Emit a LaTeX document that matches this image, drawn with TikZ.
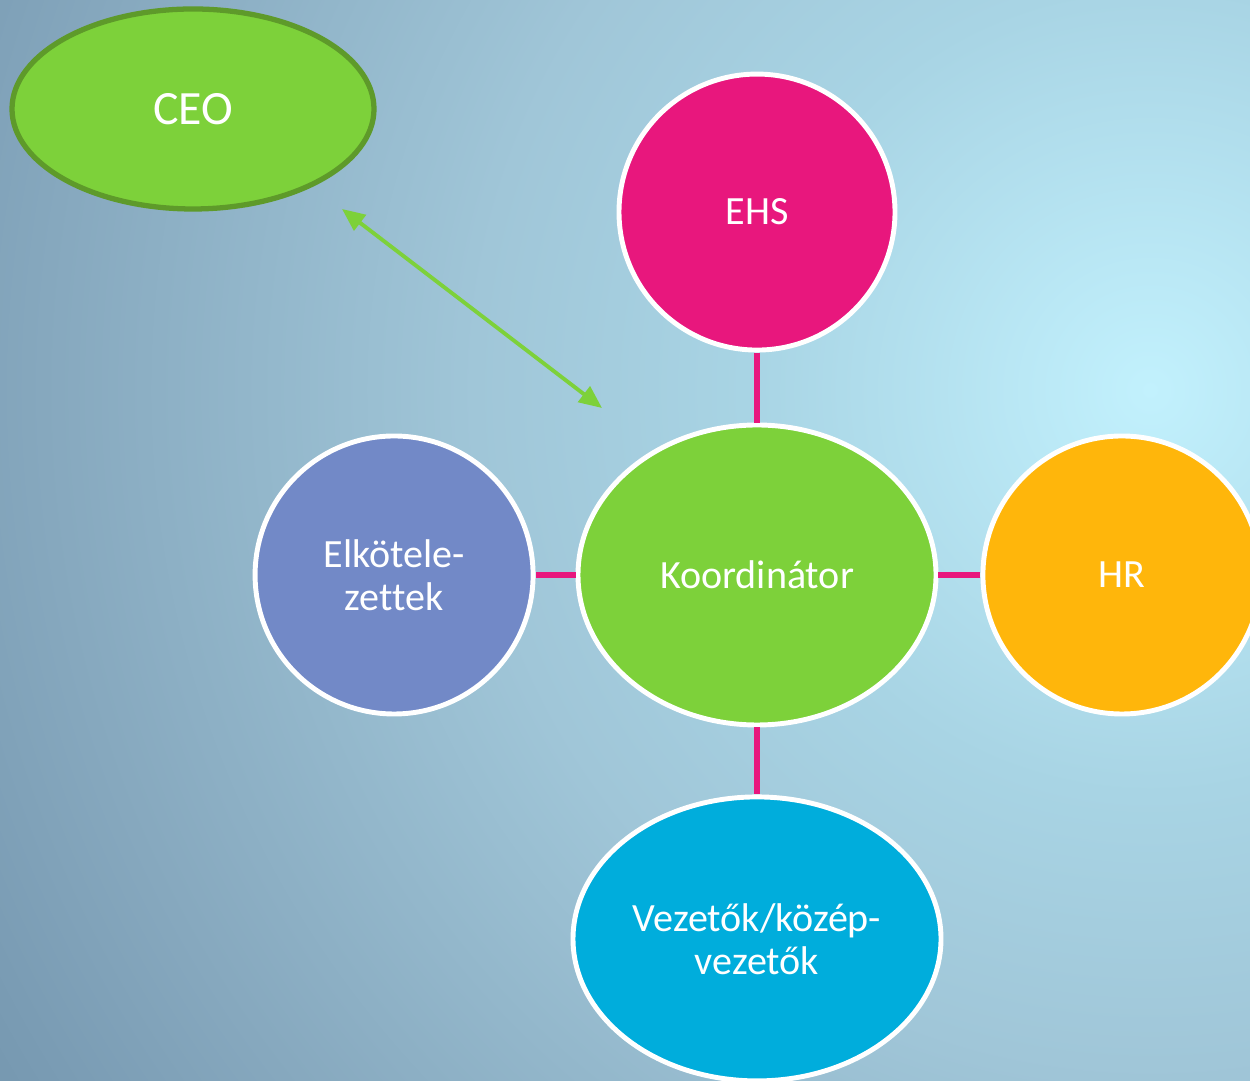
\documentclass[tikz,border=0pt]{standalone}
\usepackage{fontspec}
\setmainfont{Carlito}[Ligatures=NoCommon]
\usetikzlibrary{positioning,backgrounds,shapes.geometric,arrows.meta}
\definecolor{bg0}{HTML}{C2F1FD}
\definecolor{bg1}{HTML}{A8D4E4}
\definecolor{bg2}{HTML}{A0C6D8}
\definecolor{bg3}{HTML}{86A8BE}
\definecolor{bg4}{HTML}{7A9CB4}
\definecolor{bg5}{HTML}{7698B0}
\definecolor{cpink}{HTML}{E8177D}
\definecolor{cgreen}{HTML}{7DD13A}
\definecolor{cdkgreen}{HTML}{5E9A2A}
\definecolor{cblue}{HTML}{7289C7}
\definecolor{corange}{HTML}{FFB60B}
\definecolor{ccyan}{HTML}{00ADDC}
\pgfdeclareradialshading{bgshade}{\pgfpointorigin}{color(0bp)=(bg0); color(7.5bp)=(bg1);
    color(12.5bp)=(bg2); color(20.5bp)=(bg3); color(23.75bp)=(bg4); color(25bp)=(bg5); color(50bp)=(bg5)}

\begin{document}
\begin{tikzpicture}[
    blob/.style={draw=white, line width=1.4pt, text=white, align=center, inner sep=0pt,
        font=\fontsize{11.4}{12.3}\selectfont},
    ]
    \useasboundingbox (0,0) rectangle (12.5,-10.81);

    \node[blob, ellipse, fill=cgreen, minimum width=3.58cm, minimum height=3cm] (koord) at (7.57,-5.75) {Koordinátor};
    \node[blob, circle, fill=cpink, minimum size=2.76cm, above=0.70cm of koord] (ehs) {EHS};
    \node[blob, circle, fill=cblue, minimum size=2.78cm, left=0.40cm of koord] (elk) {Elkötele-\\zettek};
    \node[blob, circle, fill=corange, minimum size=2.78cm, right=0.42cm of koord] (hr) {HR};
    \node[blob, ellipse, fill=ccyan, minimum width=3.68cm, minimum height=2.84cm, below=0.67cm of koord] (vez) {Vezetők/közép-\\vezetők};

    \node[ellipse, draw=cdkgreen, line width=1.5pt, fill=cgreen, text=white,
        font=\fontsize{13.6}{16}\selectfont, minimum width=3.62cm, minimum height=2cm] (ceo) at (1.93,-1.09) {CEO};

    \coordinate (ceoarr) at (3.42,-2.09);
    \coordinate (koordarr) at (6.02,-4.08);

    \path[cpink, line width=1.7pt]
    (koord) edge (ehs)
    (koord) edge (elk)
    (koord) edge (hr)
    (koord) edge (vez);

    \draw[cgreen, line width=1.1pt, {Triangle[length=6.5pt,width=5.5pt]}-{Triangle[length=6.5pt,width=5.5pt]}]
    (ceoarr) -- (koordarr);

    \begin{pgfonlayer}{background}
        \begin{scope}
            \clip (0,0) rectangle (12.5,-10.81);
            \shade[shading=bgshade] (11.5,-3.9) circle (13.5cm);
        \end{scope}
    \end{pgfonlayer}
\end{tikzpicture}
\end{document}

=-=-=-=-=

-- Work required --
Print the full listing exactly, dropping the pictures.

-- Result for this exercise --
Emit a LaTeX document that matches this image, drawn with TikZ.
\documentclass[tikz,border=0pt]{standalone}
\usepackage{fontspec}
\setmainfont{Carlito}[Ligatures=NoCommon]
\usetikzlibrary{positioning,backgrounds,shapes.geometric,arrows.meta}
\definecolor{bg0}{HTML}{C2F1FD}
\definecolor{bg1}{HTML}{A8D4E4}
\definecolor{bg2}{HTML}{A0C6D8}
\definecolor{bg3}{HTML}{86A8BE}
\definecolor{bg4}{HTML}{7A9CB4}
\definecolor{bg5}{HTML}{7698B0}
\definecolor{cpink}{HTML}{E8177D}
\definecolor{cgreen}{HTML}{7DD13A}
\definecolor{cdkgreen}{HTML}{5E9A2A}
\definecolor{cblue}{HTML}{7289C7}
\definecolor{corange}{HTML}{FFB60B}
\definecolor{ccyan}{HTML}{00ADDC}
\pgfdeclareradialshading{bgshade}{\pgfpointorigin}{color(0bp)=(bg0); color(7.5bp)=(bg1);
    color(12.5bp)=(bg2); color(20.5bp)=(bg3); color(23.75bp)=(bg4); color(25bp)=(bg5); color(50bp)=(bg5)}

\begin{document}
\begin{tikzpicture}[
    blob/.style={draw=white, line width=1.4pt, text=white, align=center, inner sep=0pt,
        font=\fontsize{11.4}{12.3}\selectfont},
    ]
    \useasboundingbox (0,0) rectangle (12.5,-10.81);

    \node[blob, ellipse, fill=cgreen, minimum width=3.58cm, minimum height=3cm] (koord) at (7.57,-5.75) {Koordinátor};
    \node[blob, circle, fill=cpink, minimum size=2.76cm, above=0.70cm of koord] (ehs) {EHS};
    \node[blob, circle, fill=cblue, minimum size=2.78cm, left=0.40cm of koord] (elk) {Elkötele-\\zettek};
    \node[blob, circle, fill=corange, minimum size=2.78cm, right=0.42cm of koord] (hr) {HR};
    \node[blob, ellipse, fill=ccyan, minimum width=3.68cm, minimum height=2.84cm, below=0.67cm of koord] (vez) {Vezetők/közép-\\vezetők};

    \node[ellipse, draw=cdkgreen, line width=1.5pt, fill=cgreen, text=white,
        font=\fontsize{13.6}{16}\selectfont, minimum width=3.62cm, minimum height=2cm] (ceo) at (1.93,-1.09) {CEO};

    \coordinate (ceoarr) at (3.42,-2.09);
    \coordinate (koordarr) at (6.02,-4.08);

    \path[cpink, line width=1.7pt]
    (koord) edge (ehs)
    (koord) edge (elk)
    (koord) edge (hr)
    (koord) edge (vez);

    \draw[cgreen, line width=1.1pt, {Triangle[length=6.5pt,width=5.5pt]}-{Triangle[length=6.5pt,width=5.5pt]}]
    (ceoarr) -- (koordarr);

    \begin{pgfonlayer}{background}
        \begin{scope}
            \clip (0,0) rectangle (12.5,-10.81);
            \shade[shading=bgshade] (11.5,-3.9) circle (13.5cm);
        \end{scope}
    \end{pgfonlayer}
\end{tikzpicture}
\end{document}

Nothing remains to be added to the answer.